Nana Ama noted that everyone has a stake on issues bothering on land stressing that land acquisition in Ghana was not only the purchase of the ground but the rights thereof.

The COLANDEF Executive Director was optimistic that the workshop would enhance the editors’ knowledge and understanding of the lands sector, matters pertaining to Customary Land Rights and the Customary Land Rights Documentation Agenda

Earlier in a paper on the Challenges in the Land Sector and Implications for Socio-economic Development, Nana Ama stated that there was a ddisconnect between the state system and the customary system.

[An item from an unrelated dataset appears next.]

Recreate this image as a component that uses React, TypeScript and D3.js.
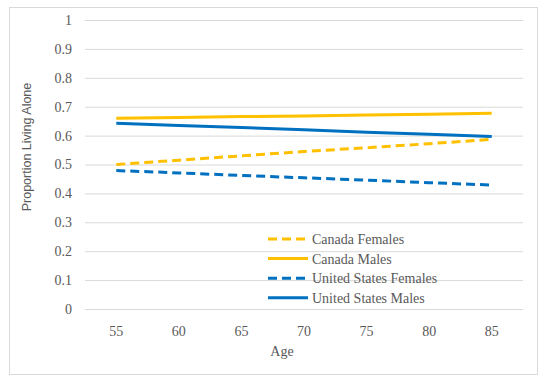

According to her influence of custom and tradition on both the formal and customary systems also perpetuates the disconnect and discontentment.

“In Ghana, land is local. Local dynamics inform how policy implementation can be organized. Translating high level national policies to the local dynamics remains a challenge due to; low legal literacy, limited institutional capacity, complex social norms and customary practices.”

Patrick Amoah, the Deputy Administrator of Stool Lands speaking on the theme Understanding (Good) Land Governance
in Ghana posited that good land governance is the key towards the achievement of sustainable development in every society.

He noted that the concept of good land governance has become more imperative as a result of the complex nature the land question has assumed, rendering the traditional linear analysis and sectorial approaches for answering the question impotent.

Mr. Amoah, added “Focusing on title document as proof of ownership of land has not be able to resolve this question; the issues of informal settlements (slumps), internally displaced people among others are highly resistant to resolution, unless we all decide to embrace the concept of good land governance.”

Dr. Benjamin Armah Quaye, National Project Coordinator of the Land Administration Project stataed among other things that atempts at reforming land administration has been overly broad in scope with scattered impacts.

He said land administration in Ghana still falls short of almost all the key indicators of a good land administration system among others speedy turnaround time for land registration and land service delivery, reliability of the records, digitised records and automated business processes among others.